Skip the pictures. Set down, word for word, the lines from the start of the material up to and including the line with "25, interval: 5".

------ Data lines

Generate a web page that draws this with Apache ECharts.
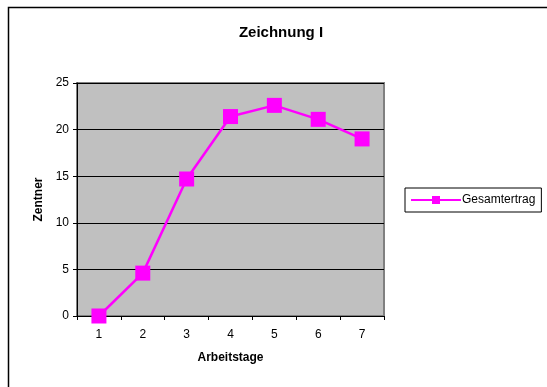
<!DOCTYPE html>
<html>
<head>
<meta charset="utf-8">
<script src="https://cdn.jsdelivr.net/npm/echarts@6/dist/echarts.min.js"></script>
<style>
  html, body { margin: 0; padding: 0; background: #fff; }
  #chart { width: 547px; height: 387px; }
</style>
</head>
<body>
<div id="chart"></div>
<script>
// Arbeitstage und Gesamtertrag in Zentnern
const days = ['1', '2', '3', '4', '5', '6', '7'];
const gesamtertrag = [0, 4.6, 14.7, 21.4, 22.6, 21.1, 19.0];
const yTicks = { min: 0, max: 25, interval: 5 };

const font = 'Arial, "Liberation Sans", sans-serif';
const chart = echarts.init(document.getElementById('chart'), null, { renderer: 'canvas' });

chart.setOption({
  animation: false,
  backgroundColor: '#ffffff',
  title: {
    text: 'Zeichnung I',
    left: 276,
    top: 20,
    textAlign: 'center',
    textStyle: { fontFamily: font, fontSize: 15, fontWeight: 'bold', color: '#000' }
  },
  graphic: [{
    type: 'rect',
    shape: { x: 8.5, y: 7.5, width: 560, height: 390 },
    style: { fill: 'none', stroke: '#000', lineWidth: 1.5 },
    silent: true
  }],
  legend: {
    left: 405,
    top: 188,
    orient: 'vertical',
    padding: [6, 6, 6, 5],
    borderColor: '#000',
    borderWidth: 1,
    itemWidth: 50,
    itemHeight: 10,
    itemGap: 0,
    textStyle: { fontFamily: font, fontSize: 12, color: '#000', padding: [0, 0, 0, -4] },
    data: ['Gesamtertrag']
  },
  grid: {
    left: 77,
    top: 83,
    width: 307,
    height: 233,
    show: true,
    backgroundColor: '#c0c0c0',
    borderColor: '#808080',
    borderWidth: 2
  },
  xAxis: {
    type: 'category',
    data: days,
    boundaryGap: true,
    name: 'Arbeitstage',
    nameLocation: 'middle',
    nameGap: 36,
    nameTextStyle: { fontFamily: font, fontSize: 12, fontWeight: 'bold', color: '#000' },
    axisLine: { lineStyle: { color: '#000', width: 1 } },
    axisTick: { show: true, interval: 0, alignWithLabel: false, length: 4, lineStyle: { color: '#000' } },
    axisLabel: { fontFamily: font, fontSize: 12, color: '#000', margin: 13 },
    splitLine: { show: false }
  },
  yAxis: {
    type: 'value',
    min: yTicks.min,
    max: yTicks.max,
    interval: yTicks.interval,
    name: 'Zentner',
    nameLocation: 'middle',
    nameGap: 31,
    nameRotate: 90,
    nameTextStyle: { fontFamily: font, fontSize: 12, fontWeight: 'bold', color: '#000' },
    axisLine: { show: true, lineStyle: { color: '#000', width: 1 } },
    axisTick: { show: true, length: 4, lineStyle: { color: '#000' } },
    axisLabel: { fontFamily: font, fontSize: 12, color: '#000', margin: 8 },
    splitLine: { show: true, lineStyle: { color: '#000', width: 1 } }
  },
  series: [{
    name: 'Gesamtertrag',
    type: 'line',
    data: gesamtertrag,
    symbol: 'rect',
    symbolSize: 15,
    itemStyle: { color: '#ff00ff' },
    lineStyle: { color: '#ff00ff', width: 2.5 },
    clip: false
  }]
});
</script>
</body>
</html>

------------

**Full response:**
Generate a web page that draws this with Apache ECharts.
<!DOCTYPE html>
<html>
<head>
<meta charset="utf-8">
<script src="https://cdn.jsdelivr.net/npm/echarts@6/dist/echarts.min.js"></script>
<style>
  html, body { margin: 0; padding: 0; background: #fff; }
  #chart { width: 547px; height: 387px; }
</style>
</head>
<body>
<div id="chart"></div>
<script>
// Arbeitstage und Gesamtertrag in Zentnern
const days = ['1', '2', '3', '4', '5', '6', '7'];
const gesamtertrag = [0, 4.6, 14.7, 21.4, 22.6, 21.1, 19.0];
const yTicks = { min: 0, max: 25, interval: 5 };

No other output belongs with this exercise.